Recent testing commissioned by the Electrical Safety Council (ESC) on a selection of plug-in energy saving devices has shown that not only were manufacturers’ energy saving claims unjustified, but also the products contained dangerous electrical safety failures.
The ESC’s safety and performance tests were carried out in an independent laboratory against general safety standards
The manufacturers claim that these devices offer an energy saving or reduction in electricity costs of up to 35%. To test performance, the power consumption of a typical domestic television was measured with and without the energy saving device connected. None of the products showed an energy saving.
Additionally, none of the products passed the safety assessment with problems found, including accessible live parts, absence of an internal fuse protection, supplied with a substandard UK fitted plug, and insufficient resistance to heat and fire.
Although not necessarily an indication of a safety hazard, none of the samples had adequate safety marking, with three of them missing the CE-markingii, which suggests that EU and corresponding UK safety laws are either blatantly not being applied or are being misunderstood.

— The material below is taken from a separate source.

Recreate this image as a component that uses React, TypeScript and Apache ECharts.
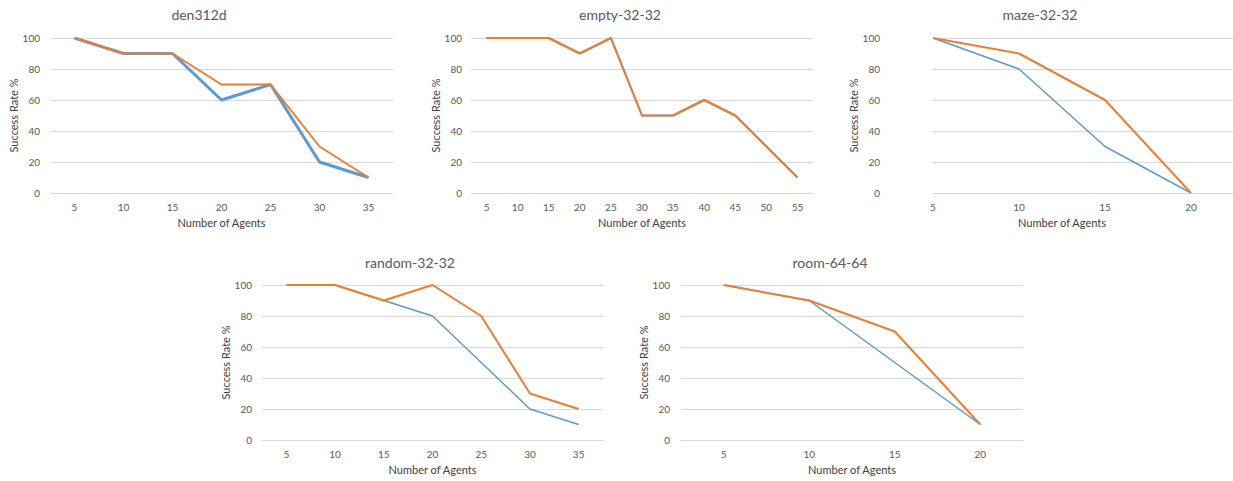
import React, { useEffect, useRef } from "react";
import * as echarts from "echarts";

const titles = ["den312d", "empty-32-32", "maze-32-32", "random-32-32", "room-64-64"];

const den312dAgents = ["5", "10", "15", "20", "25", "30", "35"];
const den312dBlue = [100, 90, 90, 60, 70, 20, 10];
const den312dOrange = [100, 90, 90, 70, 70, 30, 10];

const emptyAgents = ["5", "10", "15", "20", "25", "30", "35", "40", "45", "50", "55"];
const emptyBlue = [100, 100, 100, 90, 100, 50, 50, 60, 50, 30, 10];
const emptyOrange = [100, 100, 100, 90, 100, 50, 50, 60, 50, 30, 10];

const mazeAgents = [5, 10, 15, 20];
const mazeBlue = [100, 80, 30, 0];
const mazeOrange = [100, 90, 60, 0];

const randomAgents = ["5", "10", "15", "20", "25", "30", "35"];
const randomBlue = [100, 100, 90, 80, 50, 20, 10];
const randomOrange = [100, 100, 90, 100, 80, 30, 20];

const roomAgents = ["5", "10", "15", "20"];
const roomBlue = [100, 90, 50, 10];
const roomOrange = [100, 90, 70, 10];

const yTicks = [0, 20, 40, 60, 80, 100];

const BLUE = "#5b9bd5";
const ORANGE = "#ed7d31";
const TXT = "#595959";
const GRID = "#d9d9d9";
const FONT = "Lato";

export default function App() {
  const ref = useRef<HTMLDivElement>(null);
  useEffect(() => {
    document.body.style.margin = "0";
    const chart = echarts.init(ref.current!, null, { renderer: "svg" });

    const grids = [
      { left: 50, top: 38, width: 343, height: 155 },
      { left: 471, top: 38, width: 342, height: 155 },
      { left: 933, top: 38, width: 300, height: 155 },
      { left: 262, top: 285, width: 341, height: 155 },
      { left: 681, top: 285, width: 342, height: 155 },
    ];
    const titlePos = [
      { x: 199, y: 7 },
      { x: 620, y: 7 },
      { x: 1040, y: 7 },
      { x: 410, y: 255 },
      { x: 830, y: 255 },
    ];
    const yLabelMargin = [10, 9, 53, 10, 11];
    const yNameGap = [28, 28, 69, 30, 29];

    const yAxes = grids.map((_, i) => ({
      type: "value",
      gridIndex: i,
      min: 0,
      max: 100,
      interval: 20,
      axisLine: { show: false },
      axisTick: { show: false },
      axisLabel: { color: TXT, fontSize: 10, fontFamily: FONT, margin: yLabelMargin[i] },
      splitLine: { lineStyle: { color: GRID, width: 1 } },
      name: "Success Rate %",
      nameLocation: "middle",
      nameRotate: 90,
      nameGap: yNameGap[i],
      nameTextStyle: { color: "#404040", fontSize: 11, fontFamily: FONT },
    }));

    const catX = (i: number, data: string[]) => ({
      type: "category",
      gridIndex: i,
      data,
      boundaryGap: true,
      axisLine: { show: true, lineStyle: { color: GRID } },
      axisTick: { show: false },
      axisLabel: { color: TXT, fontSize: 10, fontFamily: FONT, margin: 9 },
      name: "Number of Agents",
      nameLocation: "middle",
      nameGap: 24,
      nameTextStyle: { color: "#404040", fontSize: 11, fontFamily: FONT },
    });

    const xAxes: any[] = [
      catX(0, den312dAgents),
      catX(1, emptyAgents),
      {
        type: "value",
        gridIndex: 2,
        min: 5,
        max: 22.44,
        splitLine: { show: false },
        axisLine: { show: true, lineStyle: { color: GRID } },
        axisTick: { show: false },
        axisLabel: {
          color: TXT,
          fontSize: 10,
          fontFamily: FONT,
          margin: 9,
          customValues: mazeAgents,
        },
        name: "Number of Agents",
        nameLocation: "middle",
        nameGap: 24,
        nameTextStyle: { color: "#404040", fontSize: 11, fontFamily: FONT, padding: [0, 42, 0, 0] },
      },
      catX(3, randomAgents),
      catX(4, roomAgents),
    ];

    const line = (i: number, data: any[], color: string, width: number, z: number) => ({
      type: "line",
      xAxisIndex: i,
      yAxisIndex: i,
      data,
      symbol: "none",
      z,
      lineStyle: { color, width },
      itemStyle: { color },
    });

    const series = [
      line(0, den312dBlue, BLUE, 3, 2),
      line(0, den312dOrange, ORANGE, 2, 3),
      line(1, emptyBlue, BLUE, 2, 2),
      line(1, emptyOrange, ORANGE, 2, 3),
      line(2, mazeAgents.map((a, k) => [a, mazeBlue[k]]), BLUE, 1.5, 2),
      line(2, mazeAgents.map((a, k) => [a, mazeOrange[k]]), ORANGE, 2, 3),
      line(3, randomBlue, BLUE, 1.5, 2),
      line(3, randomOrange, ORANGE, 2, 3),
      line(4, roomBlue, BLUE, 1.5, 2),
      line(4, roomOrange, ORANGE, 2, 3),
    ];

    chart.setOption({
      animation: false,
      backgroundColor: "#ffffff",
      title: titles.map((t, i) => ({
        text: t,
        left: titlePos[i].x,
        top: titlePos[i].y,
        textAlign: "center",
        padding: 0,
        textStyle: { color: TXT, fontSize: 14, fontWeight: "normal", fontFamily: FONT },
      })),
      grid: grids,
      xAxis: xAxes,
      yAxis: yAxes,
      series,
    });
    return () => chart.dispose();
  }, []);
  return <div ref={ref} style={{ width: 1233, height: 481 }} />;
}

Martyn Allen, Head of Technical Development at the ESC said:
“The idea of a ‘plug and go’ device that will save money on electricity bills is likely to appeal to people, given the continuing and well publicised rise in energy prices. These devices are appearing with increasing regularity and are widely available online.

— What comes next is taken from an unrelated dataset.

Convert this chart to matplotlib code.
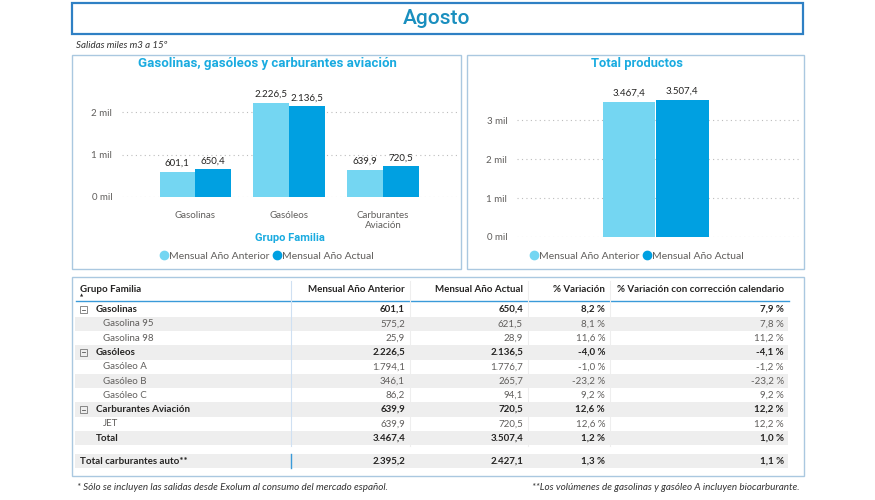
import matplotlib
matplotlib.use("Agg")
import matplotlib.pyplot as plt
from matplotlib.patches import Rectangle
from matplotlib.lines import Line2D

W, H = 875, 500

# chart data (miles m3)
categorias = ["Gasolinas", "Gasóleos", "Carburantes\nAviación"]
graf_anterior = [601.1, 2226.5, 639.9]
graf_actual = [650.4, 2136.5, 720.5]
total_anterior = 3467.4
total_actual = 3507.4

# table data
filas = ["Gasolinas", "Gasolina 95", "Gasolina 98", "Gasóleos", "Gasóleo A",
         "Gasóleo B", "Gasóleo C", "Carburantes Aviación", "JET", "Total"]
niveles = ["g", "c", "c", "g", "c", "c", "c", "g", "c", "t"]
mes_anterior = [601.1, 575.2, 25.9, 2226.5, 1794.1, 346.1, 86.2, 639.9, 639.9, 3467.4]
mes_actual = [650.4, 621.5, 28.9, 2136.5, 1776.7, 265.7, 94.1, 720.5, 720.5, 3507.4]
variacion = [8.2, 8.1, 11.6, -4.0, -1.0, -23.2, 9.2, 12.6, 12.6, 1.2]
variacion_cal = [7.9, 7.8, 11.2, -4.1, -1.2, -23.2, 9.2, 12.2, 12.2, 1.0]
auto_fila = ["Total carburantes auto**", 2395.2, 2427.1, 1.3, 1.1]

ticks_izq = [0, 1000, 2000]
ticks_der = [0, 1000, 2000, 3000]

C_ANT = "#74d6f2"
C_ACT = "#00a0e1"
C_TIT = "#1aabe0"
C_TXT = "#252423"
C_GRIS = "#605e5c"
C_BORDE = "#aac8e0"
TAB_FS = 7

plt.rcParams["font.family"] = ["Lato", "DejaVu Sans"]


def fx(x):
    return x / W


def fy(y):
    return 1 - y / H


def num(v):
    s = f"{v:,.1f}"
    return s.replace(",", "X").replace(".", ",").replace("X", ".")


def pct(v):
    return num(v) + " %"


def caja(fig, x0, y0, x1, y1, color, lw=1.0):
    fig.add_artist(Rectangle((fx(x0), fy(y1)), fx(x1) - fx(x0), fy(y0) - fy(y1),
                             transform=fig.transFigure, fill=False,
                             edgecolor=color, linewidth=lw))


def relleno(fig, x0, y0, x1, y1, color):
    fig.add_artist(Rectangle((fx(x0), fy(y1)), fx(x1) - fx(x0), fy(y0) - fy(y1),
                             transform=fig.transFigure, facecolor=color,
                             edgecolor="none", zorder=0))


def estilo_eje(ax, ticks):
    for s in ax.spines.values():
        s.set_visible(False)
    ax.set_yticks(ticks)
    ax.set_yticklabels([f"{int(t / 1000)} mil" for t in ticks])
    ax.tick_params(length=0, labelsize=7, labelcolor=C_GRIS)
    ax.tick_params(axis="y", pad=7)
    ax.yaxis.grid(True, linestyle=(0, (1, 3)), color="#bdbdbd", linewidth=0.8)
    ax.set_axisbelow(True)


fig = plt.figure(figsize=(W / 100, H / 100), dpi=100)

# header
caja(fig, 72, 3, 803, 34, "#2f80c4", lw=1.6)
fig.text(fx(437), fy(19), "Agosto", ha="center", va="center", fontsize=15,
         fontweight="medium", color="#1a8fbf", family=["Roboto", "DejaVu Sans"])
fig.text(fx(76), fy(45), "Salidas miles m3 a 15º", ha="left", va="center",
         fontsize=7, style="italic", color="#333333")

# left chart
caja(fig, 72, 55, 461, 269, C_BORDE)
fig.text(fx(267), fy(63), "Gasolinas, gasóleos y carburantes aviación",
         ha="center", va="center", fontsize=9.5, fontweight="bold", color=C_TIT,
         family=["Roboto", "DejaVu Sans"])
ax1 = fig.add_axes([fx(122), fy(197), (458 - 122) / W, (197 - 91) / H])
xs = list(range(len(categorias)))
ancho = 0.38
b1 = ax1.bar([x - ancho / 2 for x in xs], graf_anterior, ancho, color=C_ANT)
b2 = ax1.bar([x + ancho / 2 for x in xs], graf_actual, ancho, color=C_ACT)
for barras in (b1, b2):
    for r in barras:
        ax1.annotate(num(r.get_height()), (r.get_x() + r.get_width() / 2, r.get_height()),
                     xytext=(0, 3), textcoords="offset points", ha="center",
                     va="bottom", fontsize=7, color=C_TXT)
ax1.set_xlim(-0.78, 2.8)
ax1.set_ylim(0, 2500)
estilo_eje(ax1, ticks_izq)
ax1.set_xticks(xs)
ax1.set_xticklabels(categorias)
ax1.tick_params(axis="x", pad=10)
fig.text(fx(290), fy(238), "Grupo Familia", ha="center", va="center",
         fontsize=8, fontweight="bold", color=C_TIT, family=["Roboto", "DejaVu Sans"])

# right chart
caja(fig, 467, 55, 804, 269, C_BORDE)
fig.text(fx(637), fy(64), "Total productos", ha="center", va="center",
         fontsize=9.3, fontweight="bold", color=C_TIT, family=["Roboto", "DejaVu Sans"])
ax2 = fig.add_axes([fx(517), fy(237), (800 - 517) / W, (237 - 85) / H])
r1 = ax2.bar([-0.265], [total_anterior], 0.52, color=C_ANT)
r2 = ax2.bar([0.265], [total_actual], 0.53, color=C_ACT)
for barras in (r1, r2):
    for r in barras:
        ax2.annotate(num(r.get_height()), (r.get_x() + r.get_width() / 2, r.get_height()),
                     xytext=(0, 3), textcoords="offset points", ha="center",
                     va="bottom", fontsize=7, color=C_TXT)
ax2.set_xlim(-1.385, 1.445)
ax2.set_ylim(0, 3900)
estilo_eje(ax2, ticks_der)
ax2.set_xticks([])

# legends
manejadores = [Line2D([], [], marker="o", linestyle="none", markersize=6,
                      markerfacecolor=c, markeredgecolor=c) for c in (C_ANT, C_ACT)]
etiquetas = ["Mensual Año Anterior", "Mensual Año Actual"]
for cx in (267, 637):
    fig.legend(manejadores, etiquetas, loc="center", bbox_to_anchor=(fx(cx), fy(256)),
               ncol=2, frameon=False, fontsize=7.5, handlelength=0.7,
               handletextpad=0.15, columnspacing=0.3, labelcolor=C_GRIS,
               borderpad=0)

# table
caja(fig, 72, 277, 804, 476, C_BORDE)
col_der = [405, 523, 605, 784]
cabecera = ["Mensual Año Anterior", "Mensual Año Actual", "% Variación",
            "% Variación con corrección calendario"]
fig.text(fx(80), fy(289), "Grupo Familia", ha="left", va="center", fontsize=TAB_FS,
         fontweight="bold", color=C_TXT)
fig.text(fx(80), fy(295.5), "▲", ha="left", va="center", fontsize=3, color=C_TXT,
         family=["DejaVu Sans"])
for x, t in zip(col_der, cabecera):
    fig.text(fx(x), fy(289), t, ha="right", va="center", fontsize=TAB_FS,
             fontweight="bold", color=C_TXT)
fig.add_artist(Line2D([fx(76), fx(789)], [fy(301), fy(301)], color="#3a9ad9",
                      linewidth=1.0, transform=fig.transFigure))
for x in (410, 528, 610):
    fig.add_artist(Line2D([fx(x), fx(x)], [fy(281), fy(446)], color="#eeeeee",
                          linewidth=0.8, transform=fig.transFigure))
fig.add_artist(Line2D([fx(291), fx(291)], [fy(281), fy(446)], color="#cfe0f2",
                      linewidth=0.8, transform=fig.transFigure))

paso = 14.3
for i, nombre in enumerate(filas):
    y = 309.5 + i * paso
    if i % 2 == 1:
        relleno(fig, 75, y - paso / 2, 788, y + paso / 2, "#eeeeee")
    nivel = niveles[i]
    peso = "bold" if nivel in ("g", "t") else "normal"
    color = C_TXT if nivel in ("g", "t") else C_GRIS
    if nivel == "g":
        fig.add_artist(Rectangle((fx(80), fy(y + 3.5)), 7 / W, 7 / H,
                                 transform=fig.transFigure, fill=False,
                                 edgecolor="#777777", linewidth=0.6))
        fig.add_artist(Line2D([fx(81.8), fx(85.2)], [fy(y), fy(y)], color="#555555",
                              linewidth=0.6, transform=fig.transFigure))
        xt = 96
    elif nivel == "t":
        xt = 96
    else:
        xt = 103
    fig.text(fx(xt), fy(y), nombre, ha="left", va="center", fontsize=TAB_FS,
             fontweight=peso, color=color)
    valores = [num(mes_anterior[i]), num(mes_actual[i]), pct(variacion[i]),
               pct(variacion_cal[i])]
    for x, v in zip(col_der, valores):
        fig.text(fx(x), fy(y), v, ha="right", va="center", fontsize=TAB_FS,
                 fontweight=peso, color=color)

ya = 461
relleno(fig, 75, ya - 7, 788, ya + 7, "#eeeeee")
fig.add_artist(Line2D([fx(291), fx(291)], [fy(ya - 7), fy(ya + 7)], color="#3a9ad9",
                      linewidth=1.0, transform=fig.transFigure))
fig.text(fx(80), fy(ya), auto_fila[0], ha="left", va="center", fontsize=TAB_FS,
         fontweight="bold", color=C_TXT)
vals_auto = [num(auto_fila[1]), num(auto_fila[2]), pct(auto_fila[3]), pct(auto_fila[4])]
for x, v in zip(col_der, vals_auto):
    fig.text(fx(x), fy(ya), v, ha="right", va="center", fontsize=TAB_FS,
             fontweight="bold", color=C_TXT)

# footnotes
fig.text(fx(77), fy(487), "* Sólo se incluyen las salidas desde Exolum al consumo del mercado español.",
         ha="left", va="center", fontsize=7.1, style="italic", color="#333333")
fig.text(fx(800), fy(487), "**Los volúmenes de gasolinas y gasóleo A incluyen biocarburante.",
         ha="right", va="center", fontsize=7.1, style="italic", color="#333333")

fig.savefig("out.png", dpi=100)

While it is cause for concern that these products do not deliver the energy savings claimed by manufacturers, the electrical safety failures are extremely worrying. At best they are a waste of money. At worst they could cause serious injury. We have been liaising with Trading Standards so that appropriate enforcement action can be taken”.
The Trading Standards Institute's consumer and product safety lead officer Christine Heemskerk said:
"We welcome the recent testing carried out by the ESC on these 'electricity saving devices' - it complements and supports work already carried out by trading standards in this area, and clearly more awareness needs to be raised about these devices.
"We are urging consumers not to use these products as tests have shown that not only they do not deliver tangible energy savings, they also can pose a fire and electrocution risk.